Bolsonaro acusou a imprensa de promover uma campanha contra seu governo e de espalhar “fake news” a seu respeito, chegando a chamar jornalistas de “canalhas” e “patifes”.

Seu governo também reduziu a verba destinada a publicidade oficial em veículos de comunicação e dificultou o acesso da imprensa a informações governamentais.

Verba para publicidade oficial em veículos de comunicação reduzida pelo governo Bolsonaro, dificultando o acesso da imprensa a informações governamentais. Foto: Marcos Corrêa (Presidência da República)

O relatório também relata, sem divulgar nomes, que um dos homens mais ricos do Brasil entrou com pelo menos 37 processos judiciais contra jornalistas e organizações de mídia que expuseram suas ligações com o governo Bolsonaro.

“Os ataques à mídia independente são uma ameaça à democracia e ao Estado de Direito”, reforça o estudo

De acordo com o divulgado pelos autores, os jornalistas brasileiros enfrentam ameaças crescentes de violência física e online, especialmente aqueles que cobrem questões relacionadas à corrupção e ao crime organizado.

Proteção da liberdade de imprensa

O relatório “Weaponizing the Law: Attacks on Media Freedom” destaca a importância da liberdade de imprensa e os desafios enfrentados pelos jornalistas em todo o mundo.

A jornalista Guevara al-Budairi foi detida pela polícia israelense enquanto cobria as demonstrações de solidariedade com o bairro Sheikh Jarrah.
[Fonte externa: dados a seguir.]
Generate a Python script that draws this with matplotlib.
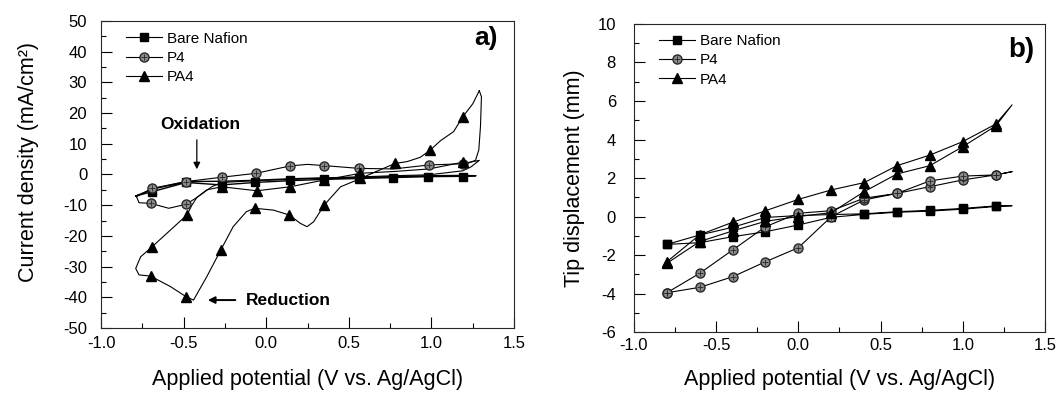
import numpy as np
import matplotlib.pyplot as plt
from matplotlib import ticker as mticker

plt.rcParams['font.family'] = ['Liberation Sans', 'DejaVu Sans']
plt.rcParams['axes.unicode_minus'] = False

# ---- panel a) : cyclic voltammograms (V, mA/cm2), line path
a_bare_v = [-0.79, -0.69, -0.485, -0.27, -0.07, 0.145, 0.35, 0.56, 0.77, 0.98, 1.19, 1.27,
            1.19, 0.98, 0.77, 0.56, 0.35, 0.145, -0.07, -0.27, -0.485, -0.69, -0.79]
a_bare_i = [-7.0, -5.6, -2.6, -3.4, -2.6, -2.0, -1.6, -1.3, -1.0, -0.7, -0.6, -0.4,
            -0.3, -0.4, -0.7, -0.9, -1.1, -1.4, -1.9, -2.2, -2.3, -4.8, -7.0]
a_bare_mv = [-0.69, -0.485, -0.27, -0.07, 0.145, 0.35, 0.56, 0.77, 0.98, 1.19]
a_bare_mi = [-5.6, -2.4, -3.4, -2.4, -1.8, -1.5, -1.2, -1.0, -0.7, -0.7]

a_p4_v = [-0.785, -0.69, -0.485, -0.27, -0.06, 0.145, 0.25, 0.35, 0.56, 0.77, 0.985, 1.19, 1.25, 1.29,
          1.24, 1.19, 0.985, 0.77, 0.56, 0.35, 0.145, -0.06, -0.27, -0.33, -0.42, -0.485, -0.59,
          -0.70, -0.77, -0.785]
a_p4_i = [-7.2, -4.5, -2.3, -0.9, 0.4, 2.8, 3.3, 2.9, 2.0, 1.8, 3.1, 3.5, 4.2, 4.6,
          2.5, 1.2, -0.1, -0.4, -0.8, -1.2, -1.6, -2.0, -2.6, -4.0, -7.5, -9.7, -11.0,
          -9.4, -9.2, -7.2]
a_p4_mv = [-0.69, -0.485, -0.27, -0.06, 0.145, 0.35, 0.56, 0.985, 1.19, -0.485, -0.70]
a_p4_mi = [-4.5, -2.3, -0.9, 0.4, 2.8, 2.9, 2.0, 3.1, 3.5, -9.7, -9.4]

a_pa4_v = [1.29, 1.303, 1.297, 1.287, 1.267, 1.216, 1.19, 0.985, 0.78, 0.57, 0.35, 0.145, -0.056,
           -0.27, -0.36, -0.42, -0.45, -0.48, -0.58, -0.69, -0.76, -0.79, -0.77, -0.70, -0.58,
           -0.485, -0.44, -0.36, -0.275, -0.20, -0.12, -0.07, 0.044, 0.14, 0.206, 0.247, 0.287,
           0.352, 0.45, 0.55, 0.65, 0.78, 0.853, 0.933, 0.994, 1.055, 1.135, 1.19, 1.25, 1.29]
a_pa4_i = [27.3, 25.3, 15.6, 8.0, 4.6, 3.6, 4.0, 1.8, 1.0, 0.4, -1.8, -4.0, -5.3,
           -4.0, -5.0, -7.5, -10.0, -13.2, -18.1, -23.5, -26.8, -30.6, -32.7, -33.1, -36.5,
           -39.8, -40.9, -33.3, -24.6, -17.0, -12.1, -11.0, -11.6, -13.2, -15.9, -17.0, -15.4,
           -9.9, -4.0, -1.8, 0.6, 3.6, 4.2, 5.6, 8.0, 11.0, 14.0, 18.8, 23.0, 27.3]
a_pa4_mv = [-0.48, -0.69, -0.70, -0.485, -0.275, -0.07, 0.14, 0.352, 0.57, 0.78, 0.994, 1.19,
            1.19, 0.57, 0.35, 0.145, -0.056, -0.27]
a_pa4_mi = [-13.2, -23.5, -33.1, -39.8, -24.6, -11.0, -13.2, -9.9, -1.2, 3.6, 8.0, 18.8,
            4.0, 0.4, -1.8, -4.0, -5.3, -4.0]

# ---- panel b) : tip displacement (V, mm)
b_v = [-0.8, -0.6, -0.4, -0.2, 0.0, 0.2, 0.4, 0.6, 0.8, 1.0, 1.2, 1.3,
       1.2, 1.0, 0.8, 0.6, 0.4, 0.2, 0.0, -0.2, -0.4, -0.6, -0.8]
b_bare = [-1.45, -1.36, -1.05, -0.79, -0.44, -0.04, 0.11, 0.22, 0.28, 0.38, 0.52, 0.56,
          0.55, 0.42, 0.32, 0.25, 0.14, 0.10, 0.05, -0.05, -0.56, -0.96, -1.45]
b_p4 = [-3.96, -3.68, -3.13, -2.35, -1.62, -0.01, 0.86, 1.2, 1.55, 1.9, 2.16, 2.33,
        2.16, 2.1, 1.85, 1.2, 0.95, 0.3, 0.17, -0.53, -1.74, -2.95, -3.96]
b_pa4 = [-2.43, -1.3, -0.75, -0.25, 0.0, 0.2, 1.29, 2.21, 2.64, 3.63, 4.7, 5.8,
         4.8, 3.89, 3.19, 2.64, 1.76, 1.38, 0.89, 0.3, -0.3, -0.95, -2.35]

labels = ['Bare Nafion', 'P4', 'PA4']

fig = plt.figure(figsize=(10.6, 3.96), dpi=100)
ax1 = fig.add_axes([0.0953, 0.1717, 0.3896, 0.7753])
ax2 = fig.add_axes([0.5981, 0.1616, 0.3877, 0.7778])

lw = 0.8
sq = dict(marker='s', color='k', ms=6, lw=lw)
ci = dict(marker='o', color='k', mfc='0.55', mec='0.15', ms=6.5, lw=lw)
pl = dict(marker='+', color='0.15', ms=5, mew=0.6, ls='none')
tr = dict(marker='^', color='k', ms=7, lw=lw)


def style(ax, ymaj, ymin, ypad, xpad):
    ax.xaxis.set_major_locator(mticker.MultipleLocator(0.5))
    ax.xaxis.set_minor_locator(mticker.MultipleLocator(0.25))
    ax.yaxis.set_major_locator(mticker.MultipleLocator(ymaj))
    ax.yaxis.set_minor_locator(mticker.MultipleLocator(ymin))
    ax.xaxis.set_major_formatter(mticker.FormatStrFormatter('%.1f'))
    ax.yaxis.set_major_formatter(mticker.FormatStrFormatter('%d'))
    ax.tick_params(which='both', direction='in', top=False, right=False, labelsize=12)
    ax.tick_params(which='major', length=8, width=0.8)
    ax.tick_params(which='minor', length=3.5, width=0.8)
    ax.tick_params(axis='y', pad=ypad)
    ax.tick_params(axis='x', pad=xpad)
    for s in ax.spines.values():
        s.set_linewidth(0.8)
        s.set_color('0.15')
    ax.set_xlim(-1.0, 1.5)
    ax.set_xlabel('Applied potential (V vs. Ag/AgCl)', fontsize=15.5)


# panel a
ax1.plot(a_bare_v, a_bare_i, color='k', lw=1.0)
ax1.plot(a_p4_v, a_p4_i, color='k', lw=lw)
ax1.plot(a_pa4_v, a_pa4_i, color='k', lw=lw)
ax1.plot(a_bare_mv, a_bare_mi, ls='none', **{k: v for k, v in sq.items() if k != 'lw'})
ax1.plot(a_p4_mv, a_p4_mi, ls='none', **{k: v for k, v in ci.items() if k != 'lw'})
ax1.plot(a_p4_mv, a_p4_mi, **pl)
ax1.plot(a_pa4_mv, a_pa4_mi, ls='none', **{k: v for k, v in tr.items() if k != 'lw'})

style(ax1, 10, 5, 10, 6)
ax1.set_ylim(-50, 50)
ax1.set_ylabel('Current density (mA/cm\u00b2)', fontsize=15.5)
ax1.yaxis.set_label_coords(-0.15, 0.54)
ax1.xaxis.set_label_coords(0.5, -0.135)

lg1 = [ax1.plot([], [], **sq)[0],
       (ax1.plot([], [], **ci)[0], ax1.plot([], [], **pl)[0]),
       ax1.plot([], [], **tr)[0]]
ax1.legend(lg1, labels, loc='upper left', bbox_to_anchor=(0.06, 0.965), frameon=False,
           borderpad=0, borderaxespad=0, handlelength=2.4, handletextpad=0.3,
           labelspacing=0.35, fontsize=11)

ax1.text(-0.40, 16.4, 'Oxidation', fontsize=12.5, fontweight='bold', ha='center', va='center')
ax1.annotate('', xy=(-0.42, 0.8), xytext=(-0.42, 12.2),
             arrowprops=dict(arrowstyle='-|>', color='k', lw=0.9, mutation_scale=10))
ax1.text(0.135, -40.9, 'Reduction', fontsize=12.5, fontweight='bold', ha='center', va='center')
ax1.annotate('', xy=(-0.37, -40.9), xytext=(-0.17, -40.9),
             arrowprops=dict(arrowstyle='-|>', color='k', lw=1.4, mutation_scale=10))
ax1.text(0.96, 0.945, 'a)', transform=ax1.transAxes, fontsize=19, fontweight='bold',
         ha='right', va='center')

# panel b
turn = int(np.argmax(b_v))
marks = [i for i in range(len(b_v)) if i != turn]
ax2.plot(b_v, b_bare, markevery=marks, **sq)
ax2.plot(b_v, b_p4, markevery=marks, **ci)
ax2.plot([b_v[i] for i in marks], [b_p4[i] for i in marks], **pl)
ax2.plot(b_v, b_pa4, markevery=marks, **tr)

style(ax2, 2, 1, 13, 4)
ax2.set_ylim(-6, 10)
ax2.set_ylabel('Tip displacement (mm)', fontsize=15.5)
ax2.yaxis.set_label_coords(-0.12, 0.5)
ax2.xaxis.set_label_coords(0.5, -0.12)

lg2 = [ax2.plot([], [], **sq)[0],
       (ax2.plot([], [], **ci)[0], ax2.plot([], [], **pl)[0]),
       ax2.plot([], [], **tr)[0]]
ax2.legend(lg2, labels, loc='upper left', bbox_to_anchor=(0.06, 0.968), frameon=False,
           borderpad=0, borderaxespad=0, handlelength=2.4, handletextpad=0.3,
           labelspacing=0.35, fontsize=11)
ax2.text(0.975, 0.915, 'b)', transform=ax2.transAxes, fontsize=20, fontweight='bold',
         ha='right', va='center')

fig.savefig('out.png', dpi=100)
Foto: Aljazeera.

Quando os jornalistas não conseguem realizar seu trabalho livremente e sem medo de retaliação legal, a sociedade em geral pode sofrer as consequências, é outro apontamento do relatório.

As ameaças legais representam uma ameaça significativa à liberdade da imprensa em todo o mundo.

O relatório também destaca que a liberdade de imprensa é essencial para a democracia e é importante que governos, organizações internacionais e a sociedade civil trabalhem juntos para proteger a liberdade da imprensa e garantir que os jornalistas possam realizar seu trabalho sem medo de retaliação legal ou física, a fim de que a imprensa continue a desempenhar seu papel fundamental na sociedade democrática.